Not that he cared much at that point.

He returned to his native Virginia following retirement and worked in real estate and owned a Cadillac dealership and raised his family – he has three children.

The family home, he said, contained no football or Seahawks memorabilia with the hard feelings of the end of his career lingering – Easley said he intentionally had no contact with the team for roughly 15 years.

A thaw came in 2002 when Easley received a call from Gary Wright, the team’s longtime publicity director, who told him that owner Paul Allen had a simple request – there would be no additional players added to the team’s Ring of Honor until Easley’s name was included.

That the team had different ownership, Easley said, made it easier to reconnect – those he had issues with were now gone.

But he also realized he wanted to share his football accomplishments with his children, who were now older and able to understand it better.

Easley agreed to be inducted into the Ring of Honor in 2002 and has had cordial relations with the team since.

“It was the proper time to do it,” he said Wednesday. “I’m glad my children got an opportunity to be part of it and learn about their father and what he had done and how successful he had done it.

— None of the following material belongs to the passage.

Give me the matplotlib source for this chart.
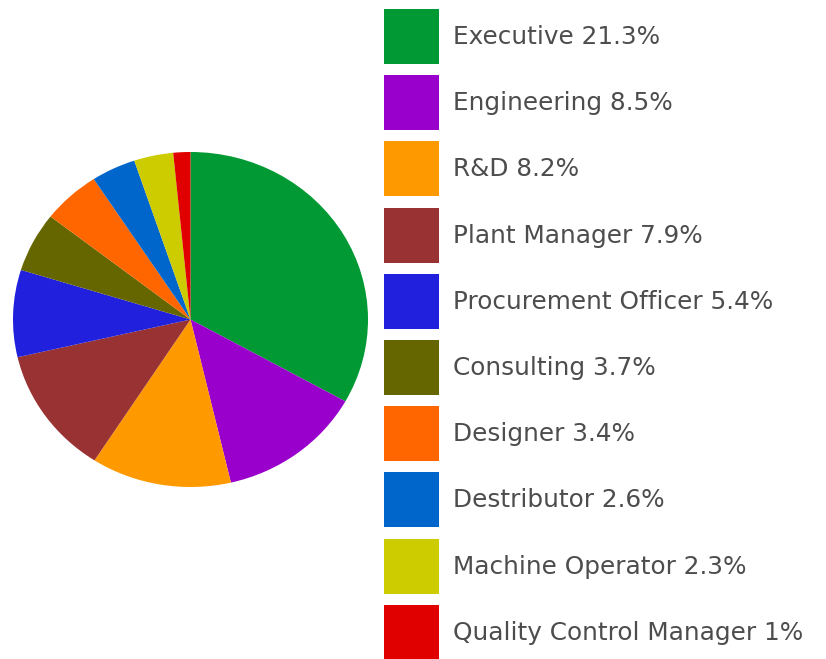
import matplotlib
matplotlib.use("Agg")
import matplotlib.pyplot as plt
from matplotlib.patches import Rectangle

roles = ["Executive", "Engineering", "R&D", "Plant Manager", "Procurement Officer",
         "Consulting", "Designer", "Destributor", "Machine Operator",
         "Quality Control Manager"]
shares = [21.3, 8.5, 8.2, 7.9, 5.4, 3.7, 3.4, 2.6, 2.3, 1]
share_labels = ["21.3%", "8.5%", "8.2%", "7.9%", "5.4%", "3.7%", "3.4%", "2.6%", "2.3%", "1%"]
colors = ["#009933", "#9900cc", "#ff9900", "#993333", "#2020dd",
          "#666600", "#ff6600", "#0066cc", "#cccc00", "#e00000"]

W, H = 826, 659
fig = plt.figure(figsize=(W / 100, H / 100), dpi=100)

# pie (slightly wider than tall, like the original)
cx, cy, rx, ry = 190.5, 319.5, 177.5, 167.5
ax = fig.add_axes([(cx - rx) / W, 1 - (cy + ry) / H, 2 * rx / W, 2 * ry / H])
ax.pie(shares, colors=colors, startangle=90, counterclock=False,
       wedgeprops=dict(linewidth=0))
ax.set_xlim(-1, 1)
ax.set_ylim(-1, 1)
ax.set_aspect("auto")
ax.axis("off")

# legend
lax = fig.add_axes([0, 0, 1, 1])
lax.set_xlim(0, W)
lax.set_ylim(H, 0)
lax.axis("off")
for i, (r, lab, c) in enumerate(zip(roles, share_labels, colors)):
    top = 9 + i * 66.2
    lax.add_patch(Rectangle((384, top), 55, 55, color=c, lw=0))
    lax.text(453, top + 28, f"{r} {lab}", fontsize=17.8, color="#4d4d4d",
             va="center", ha="left", family="DejaVu Sans")

fig.savefig("out.png", dpi=100)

And the fact that it was new people running the organization and running it very well.”

Easley’s ties to the organization have been further strengthened in recent years because of his relationship with current strong safety Kam Chancellor, who like Easley grew up in Virginia and briefly dated Easley’s daughter, Gabrielle (Easley had moved to Norfolk where Chancellor grew up and Chancellor and Easley’s daughter attended Maury High School together).

But while he grew to terms with his football career, Easley wasn’t sure the Hall of Fame was in the offing until a few years ago when he was told there was a move afoot to have him be nominated by the Seniors Committee. That nomination finally came this year and Easley, received the 80 percent of the vote needed to get elected.

Easley became just the eighth pure safety to be inducted into the Hall of Fame and first whose career began after 1970.

Easley said that while “I don’t know why” more safeties haven’t been elected, he speculated that he thinks safeties are simply easy sometimes to overlook on the field. They don’t get a lot of sacks, the way linemen and linebackers do, and they don’t spend a lot of time in man coverage to make a lot of highlight-reel plays on the ball, the way corners do, he said.

Some, though, think Easley’s induction could help break that trend (John Lynch was a finalist this year and could get in soon). And while Easley didn’t say it, he knows well that someday he could be joined in Canton by one or two of the team’s current safeties.

“We have a healthy crop of really good safeties coming down the pike, no doubt about that,” he said. “I think that in itself is going to change the perception of safeties in the Hall of Fame and I look forward to those guys getting in the Hal of Fame because definitely there has not been enough safeties selected to the Pro Football Hall of Fame.”